Doll demanded Vahey's resignation, according to the affidavit.
Vahey flew to Atlanta the next day. It was only after he boarded that the school notified authorities at the U.S. Embassy in Managua, U.S. officials said. The U.S. officials immediately notified Nicaraguan police, but Vahey had left the country.
In Miami, where he changed planes, a special agent from the FBI notified Vahey of the investigation. But a bag check turned up nothing illegal, and the agents had no grounds on which to hold him.
By March 14, the school told parents Vahey had resigned. The teacher traveled to Luverne, Minnesota, where his brother, sister-in-law and mother live, the latter in a nursing home. He checked into a hotel where he fatally stabbed himself in the chest with a knife.
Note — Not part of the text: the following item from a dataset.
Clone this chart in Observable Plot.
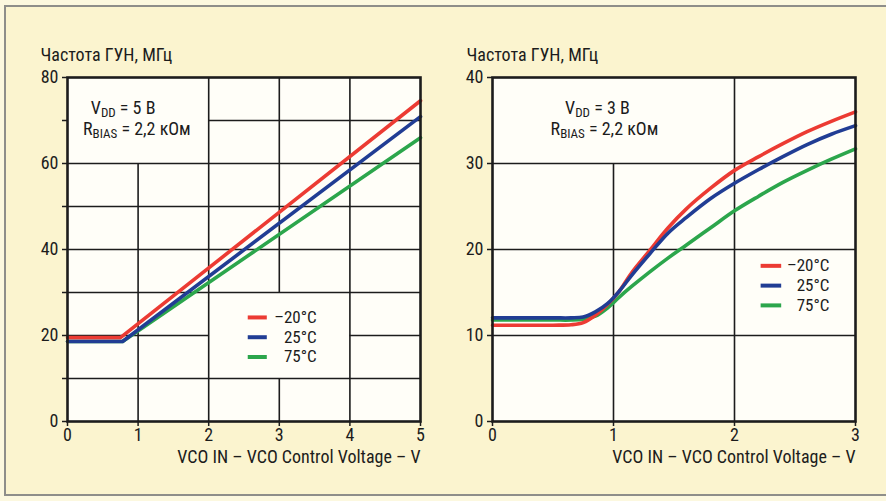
<!DOCTYPE html>
<html>
<head>
<meta charset="utf-8">
<script src="https://cdn.jsdelivr.net/npm/d3@7"></script>
<script src="https://cdn.jsdelivr.net/npm/@observablehq/plot@0.6"></script>
<style>
  body { margin: 0; background: #fcf8df; }
  #wrap { position: relative; width: 886px; height: 501px; overflow: hidden; background: #fcf8df; }
  #border { position: absolute; left: 4px; top: 5px; width: 900px; height: 487px; border: 2px solid #8e8e8a; background: #fbf4cf; }
  #left { position: absolute; left: 0; top: 45px; }
  #right { position: absolute; left: 443px; top: 45px; }
</style>
</head>
<body>
<div id="wrap">
  <div id="border"></div>
  <div id="left"></div>
  <div id="right"></div>
</div>
<script>
// ---------- data ----------
const yTitle = "Частота ГУН, МГц";
const xTitle = "VCO IN – VCO Control Voltage – V";
const seriesNames = ["–20°C", "25°C", "75°C"];
const seriesColors = ["#ec3b33", "#213d94", "#2ca64c"];

// left panel (VDD = 5 V)
const xTicksL = [0, 1, 2, 3, 4, 5];
const yTicksL = [0, 10, 20, 30, 40, 50, 60, 70, 80];
const yLabelsL = [0, 20, 40, 60, 80];
const vL_red = [0, 0.75, 5];
const fL_red = [19.5, 19.5, 74.6];
const vL_blue = [0, 0.78, 5];
const fL_blue = [18.6, 18.6, 70.9];
const vL_green = [0, 0.78, 5];
const fL_green = [18.6, 18.6, 66.0];

// right panel (VDD = 3 V)
const xTicksR = [0, 1, 2, 3];
const yTicksR = [0, 10, 20, 30, 40];
const vR = [0, 0.5, 0.65, 0.75, 0.85, 0.95, 1.05, 1.15, 1.3, 1.45, 1.6, 1.8, 2.0, 2.2, 2.4, 2.6, 2.8, 3.0];
const fR_red   = [11.2, 11.2, 11.25, 11.5, 12.35, 13.6, 15.2, 17.3, 19.9, 22.5, 24.7, 27.1, 29.2, 30.8, 32.3, 33.7, 34.9, 36.0];
const fR_blue  = [12.05, 12.05, 12.05, 12.15, 12.75, 13.7, 15.2, 17.0, 19.5, 21.9, 23.7, 25.9, 27.7, 29.3, 30.8, 32.2, 33.4, 34.4];
const fR_green = [11.8, 11.8, 11.8, 11.9, 12.25, 13.2, 14.5, 15.7, 17.4, 19.0, 20.5, 22.5, 24.5, 26.2, 27.8, 29.2, 30.5, 31.7];

// grid segments (data space)
const gridV_L = [
  {x: 1, y1: 0, y2: 60}, {x: 2, y1: 0, y2: 80},
  {x: 3, y1: 0, y2: 10}, {x: 3, y1: 30, y2: 80}, {x: 4, y1: 0, y2: 80}
];
const gridH_L = [
  {y: 10, x1: 0, x2: 5}, {y: 20, x1: 0, x2: 2}, {y: 20, x1: 4, x2: 5},
  {y: 30, x1: 0, x2: 5}, {y: 40, x1: 0, x2: 5}, {y: 50, x1: 0, x2: 5},
  {y: 60, x1: 0, x2: 5}, {y: 70, x1: 2, x2: 5}
];
const gridV_R = [{x: 1, y1: 0, y2: 30}, {x: 2, y1: 0, y2: 40}];
const gridH_R = [{y: 10, x1: 0, x2: 3}, {y: 20, x1: 0, x2: 3}, {y: 30, x1: 0, x2: 3}];

// annotations
const annotL = [
  {x: 0.33, y: 72.9, main: "V", sub: "DD", rest: " = 5 В"},
  {x: 0.22, y: 68.0, main: "R", sub: "BIAS", rest: " = 2,2 кОм"}
];
const annotR = [
  {x: 0.60, y: 36.45, main: "V", sub: "DD", rest: " = 3 В"},
  {x: 0.48, y: 34.0, main: "R", sub: "BIAS", rest: " = 2,2 кОм"}
];
// legends
const legendL = {x1: 2.56, x2: 2.83, xt: 3.53, y: [24.2, 19.6, 15.0]};
const legendR = {x1: 2.22, x2: 2.39, xt: 2.785, y: [18.1, 15.8, 13.5]};

// ---------- build ----------
const FONT = "'Liberation Sans Narrow', 'Roboto Condensed', 'DejaVu Sans Condensed', 'Arial Narrow', sans-serif";
const INK = "#1c1c1c";

function rows(v, f, s) { return v.map((x, i) => ({v: x, f: f[i], s})); }
const dataL = [
  ...rows(vL_green, fL_green, seriesNames[2]),
  ...rows(vL_red, fL_red, seriesNames[0]),
  ...rows(vL_blue, fL_blue, seriesNames[1])
];
const dataR = [
  ...rows(vR, fR_green, seriesNames[2]),
  ...rows(vR, fR_red, seriesNames[0]),
  ...rows(vR, fR_blue, seriesNames[1])
];

function panel(o) {
  const leg = seriesNames.map((n, i) => ({name: n, y: o.legend.y[i]}));
  return Plot.plot({
    width: o.width, height: 426,
    marginLeft: o.marginLeft, marginRight: 3, marginTop: 32, marginBottom: 50,
    x: {domain: o.xDomain},
    y: {domain: o.yDomain},
    color: {domain: seriesNames, range: seriesColors},
    style: {fontFamily: FONT, fontSize: "18px", color: INK, overflow: "visible", background: "transparent"},
    marks: [
      Plot.frame({fill: "#fffef8", stroke: null}),
      Plot.ruleX(o.gridV, {x: "x", y1: "y1", y2: "y2", stroke: INK, strokeWidth: 1.6}),
      Plot.ruleY(o.gridH, {y: "y", x1: "x1", x2: "x2", stroke: INK, strokeWidth: 1.6}),
      Plot.line(o.data, {x: "v", y: "f", z: "s", stroke: "s", strokeWidth: 3.6, curve: o.curve}),
      Plot.ruleY(leg, {y: "y", x1: o.legend.x1, x2: o.legend.x2, stroke: "name", strokeWidth: 4}),
      Plot.text(leg, {y: "y", x: o.legend.xt, text: "name", textAnchor: "end", fill: INK, fontSize: 17}),
      Plot.text(o.annot, {x: "x", y: "y", text: d => d.main + d.sub + d.rest, textAnchor: "start", fill: INK}),
      Plot.frame({stroke: INK, strokeWidth: 2.6}),
      Plot.axisY({ticks: o.yTicks, tickFormat: d => o.yLabels.includes(d) ? String(d) : "",
        tickSize: 5, tickPadding: 4, strokeWidth: 1.5,
        label: yTitle, labelAnchor: "top", labelArrow: "none", labelOffset: o.yLabelOffset}),
      Plot.axisX({ticks: o.xTicks, tickFormat: d => String(d), tickSize: 5, tickPadding: 2, strokeWidth: 1.5,
        label: xTitle, labelAnchor: "right", labelArrow: "none", labelOffset: 41})
    ]
  });
}

function subscripts(svg, annot) {
  d3.select(svg).selectAll("text").each(function () {
    const a = annot.find(d => d.main + d.sub + d.rest === this.textContent);
    if (!a) return;
    const t = d3.select(this);
    t.text(null);
    t.append("tspan").text(a.main);
    t.append("tspan").attr("font-size", "13px").attr("dy", "3").text(a.sub);
    t.append("tspan").attr("dy", "-3").text(a.rest);
  });
}

const left = panel({
  width: 423, marginLeft: 67, xDomain: [0, 5], yDomain: [0, 80],
  gridV: gridV_L, gridH: gridH_L, data: dataL, curve: "linear",
  legend: legendL, annot: annotL, xTicks: xTicksL, yTicks: yTicksL, yLabels: yLabelsL, yLabelOffset: 27
});
subscripts(left, annotL);
document.getElementById("left").appendChild(left);

const right = panel({
  width: 415, marginLeft: 49, xDomain: [0, 3], yDomain: [0, 40],
  gridV: gridV_R, gridH: gridH_R, data: dataR, curve: "catmull-rom",
  legend: legendR, annot: annotR, xTicks: xTicksR, yTicks: yTicksR, yLabels: yTicksR, yLabelOffset: 26
});
subscripts(right, annotR);
document.getElementById("right").appendChild(right);
</script>
</body>
</html>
He left a note apologizing to his family.
"He's one of the most prolific pedophiles that we've seen here due to the sheer numbers," FBI Special Agent Sharon Dunlap said.
At least 60 of the 90 or so children in the images were from the Southbank school, according to police, where a significant number of parents said they did not want to know if their children were abused. Woodhead, the governor, has blamed the U.S. system.
"How did he qualify as a teacher in the United States, how is it this information was never available to any of the schools across the world who employed him over the next 40 years?" he asked in an interview with the Press Association.
In Venezuela, students are coming forward with details that suggest they may have been abused.
"We don't know who was drugged. Right now we're just listening," superintendent Hedger said. "There's an enormous sense of betrayal ... He was one of the most popular, if not the most popular, teachers in the school."